After coffee, amble back to your rig (which you should have taken pains to park in a highly visible spot) and busy yourself with some of your equipment. If the car or trailer is laden with bags of clover your activity will attract attention and—hopefully—more customers.

That first morning at the track should be the last real selling job you have to do. After you've contracted several stables your best advertisement will be the word-of-mouth that satisfied customers pass through the race track grapevine. If you consistently deliver fresh clover at a reasonable price you'll likely have all the business you want within a few weeks.

Working your Business

In the beginning you may well want to hold the operation down to a one-man enterprise. As word of your service gets around, though, you're likely to be tempted to expand the business in order to fill the increasing demand, Such expansion is certainly possible, My father-in-law has made his clover runs alone and with as many as three other men.
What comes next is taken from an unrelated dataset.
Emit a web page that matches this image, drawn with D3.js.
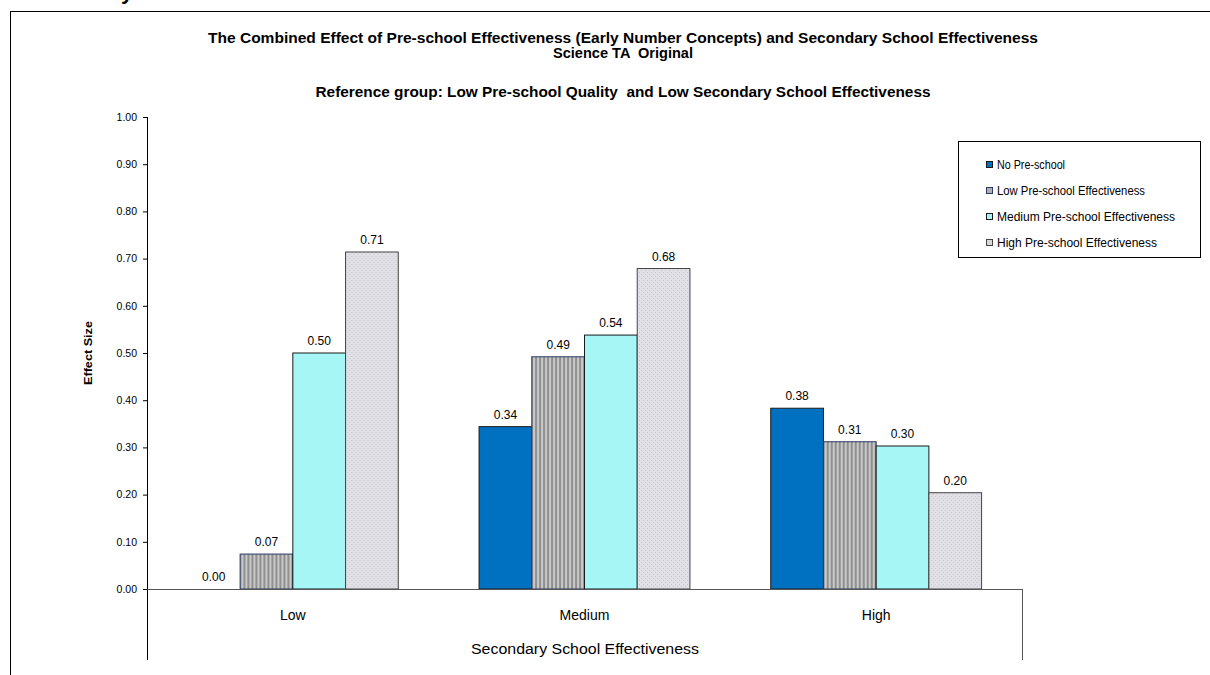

As long as everyone was working toward the same end, the four-man operation was little more trouble to handle than when John worked by himself. For sheer practicality, however, a two-man partnership seems to be nearly ideal for the grass business.

Two men can work harmoniously and effectively and balance the work load (cutting the right amount of clover for the number of bags needed at the track and getting the foliage delivered to the correct stables) evenly.

In the field, one partner works as cutter and the other bags the clover and stacks it in the car trunk or on the trailer. As the cutter mows the first swath, the bagger counts his sacks and lays them about six feet apart alongside the windrowed clover. Then the second man walks down the row, filling bags on the sack rack (Diagram 3) as he goes. When the cutter has mowed enough of the foliage, he may help finish filling and loading the clover.

At the track, one man drives the car and marks down deliveries in a tally book as the other carries full bags to the stalls and picks up the empties. Either partner or both can collect the monthly payments . . . and that's about it.

If you give this business a try I recommend that you remain as unobtrusive as possible when you make your deliveries. Although the horses will be stabled when you're there, they'll still be able to hear your vehicle. Service it regularly and keep its muffler in good shape. Drive slowly near the stables and limit your conversation to the inside of the car. Fire is a constant threat to any barn and smoking at the track is a bad idea. Bear them in mind that the people you're doing business with have invested a lot of time and money (some of which you're pocketing) in their horses. Don't blow, it. You've got a good thing going.

Good in more than just money... . . for this little grass business has another dimension that can't be measured in dollars and cents. The men I've referred to in this article haven't delivered clover for over five years . . , but the memory of their summer grass runs is still vivid to each of them.

Perhaps it was the sleepy humor of those early trips to the field (where a two-cell flashlight slipped under the cutter's belt was all the light needed or wanted) . . . or the easy runs in to the track . . . or the mutual effort needed to accomplish a physically demanding job. Maybe it was just the basic desire that urban men have to feel dirt on their hands and sweat on their brows as they braved lightning bolts and bumblebees to reap the bounties of the good earth. Whatever . . . it made the grass business an unforgettable way to earn money.